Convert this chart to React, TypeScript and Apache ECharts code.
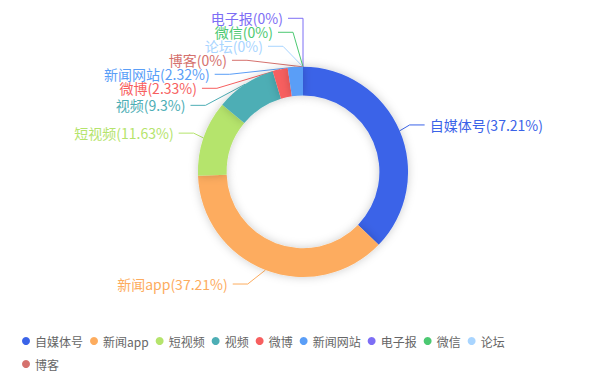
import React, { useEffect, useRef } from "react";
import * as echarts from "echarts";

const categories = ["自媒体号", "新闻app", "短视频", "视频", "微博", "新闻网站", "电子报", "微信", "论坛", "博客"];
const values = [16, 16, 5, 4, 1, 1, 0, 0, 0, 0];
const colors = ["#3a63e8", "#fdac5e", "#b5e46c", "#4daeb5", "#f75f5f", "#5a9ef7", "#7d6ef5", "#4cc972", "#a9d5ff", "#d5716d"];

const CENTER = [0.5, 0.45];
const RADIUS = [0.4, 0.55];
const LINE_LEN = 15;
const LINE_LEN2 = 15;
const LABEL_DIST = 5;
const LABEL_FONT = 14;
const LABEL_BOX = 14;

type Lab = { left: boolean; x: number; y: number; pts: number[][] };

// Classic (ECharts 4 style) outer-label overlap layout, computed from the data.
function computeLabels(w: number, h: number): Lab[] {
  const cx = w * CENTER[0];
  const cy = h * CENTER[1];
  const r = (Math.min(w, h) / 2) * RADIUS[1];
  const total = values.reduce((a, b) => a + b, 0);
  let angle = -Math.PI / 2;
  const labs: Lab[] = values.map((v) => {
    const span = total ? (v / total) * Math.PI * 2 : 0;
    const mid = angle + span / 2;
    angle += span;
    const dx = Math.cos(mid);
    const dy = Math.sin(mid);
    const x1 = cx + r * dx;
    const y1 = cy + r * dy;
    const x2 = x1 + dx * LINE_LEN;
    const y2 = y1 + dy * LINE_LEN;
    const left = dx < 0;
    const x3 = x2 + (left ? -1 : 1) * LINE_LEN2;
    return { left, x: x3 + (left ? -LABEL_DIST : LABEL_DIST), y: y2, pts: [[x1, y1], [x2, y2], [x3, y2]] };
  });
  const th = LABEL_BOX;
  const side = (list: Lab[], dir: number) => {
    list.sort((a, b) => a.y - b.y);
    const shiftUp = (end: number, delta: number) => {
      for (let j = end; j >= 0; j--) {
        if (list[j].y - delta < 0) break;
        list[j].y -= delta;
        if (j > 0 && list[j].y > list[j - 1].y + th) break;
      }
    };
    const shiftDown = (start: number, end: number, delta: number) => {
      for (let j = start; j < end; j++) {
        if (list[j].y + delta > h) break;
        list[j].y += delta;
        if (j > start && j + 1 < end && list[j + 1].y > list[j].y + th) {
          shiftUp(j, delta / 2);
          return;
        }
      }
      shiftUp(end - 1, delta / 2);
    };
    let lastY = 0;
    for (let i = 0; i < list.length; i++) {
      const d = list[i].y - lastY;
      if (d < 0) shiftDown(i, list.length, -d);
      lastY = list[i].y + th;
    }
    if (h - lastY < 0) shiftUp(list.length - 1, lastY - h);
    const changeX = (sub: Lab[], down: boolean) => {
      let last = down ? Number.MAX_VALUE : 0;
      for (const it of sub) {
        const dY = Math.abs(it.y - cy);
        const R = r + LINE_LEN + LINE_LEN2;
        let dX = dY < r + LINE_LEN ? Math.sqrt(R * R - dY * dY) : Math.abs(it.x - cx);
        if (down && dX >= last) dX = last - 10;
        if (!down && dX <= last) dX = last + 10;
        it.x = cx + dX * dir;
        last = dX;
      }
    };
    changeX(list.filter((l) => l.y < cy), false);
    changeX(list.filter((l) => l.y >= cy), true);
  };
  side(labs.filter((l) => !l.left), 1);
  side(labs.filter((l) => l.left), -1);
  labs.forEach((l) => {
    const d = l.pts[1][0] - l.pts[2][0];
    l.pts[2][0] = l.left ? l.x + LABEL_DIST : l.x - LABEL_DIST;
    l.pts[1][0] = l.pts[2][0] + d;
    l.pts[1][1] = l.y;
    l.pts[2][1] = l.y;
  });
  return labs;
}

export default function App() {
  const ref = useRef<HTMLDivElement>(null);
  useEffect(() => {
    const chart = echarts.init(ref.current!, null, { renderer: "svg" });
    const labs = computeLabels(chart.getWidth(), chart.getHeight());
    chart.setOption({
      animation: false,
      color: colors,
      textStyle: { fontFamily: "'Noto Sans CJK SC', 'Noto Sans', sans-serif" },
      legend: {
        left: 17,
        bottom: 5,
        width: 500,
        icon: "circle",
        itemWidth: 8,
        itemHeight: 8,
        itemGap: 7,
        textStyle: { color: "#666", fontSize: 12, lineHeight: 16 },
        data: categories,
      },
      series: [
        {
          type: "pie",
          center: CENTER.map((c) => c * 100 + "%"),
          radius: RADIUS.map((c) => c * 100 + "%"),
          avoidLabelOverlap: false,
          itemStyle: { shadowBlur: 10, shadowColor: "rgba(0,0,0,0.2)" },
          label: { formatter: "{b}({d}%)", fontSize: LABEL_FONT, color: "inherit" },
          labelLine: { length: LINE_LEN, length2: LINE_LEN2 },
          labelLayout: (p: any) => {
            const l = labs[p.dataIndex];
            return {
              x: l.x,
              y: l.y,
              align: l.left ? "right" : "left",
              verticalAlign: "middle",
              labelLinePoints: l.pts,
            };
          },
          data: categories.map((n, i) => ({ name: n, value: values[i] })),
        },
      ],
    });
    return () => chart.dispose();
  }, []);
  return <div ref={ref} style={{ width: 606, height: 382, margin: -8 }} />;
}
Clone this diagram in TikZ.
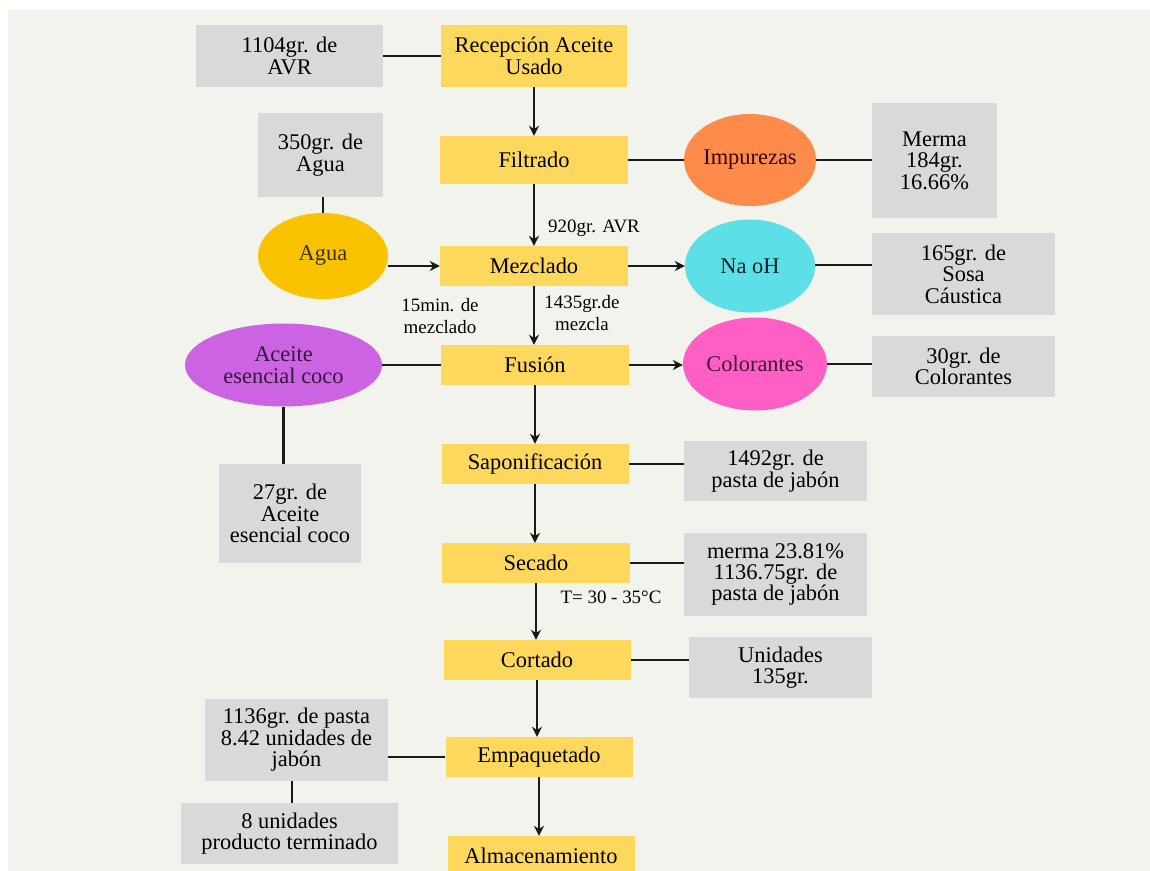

REQUIREMENT:
Copy out each line of the material that holds the word "React".

THE SOLUTION:
Convert this chart to React, TypeScript and Apache ECharts code.
import React, { useEffect, useRef } from "react";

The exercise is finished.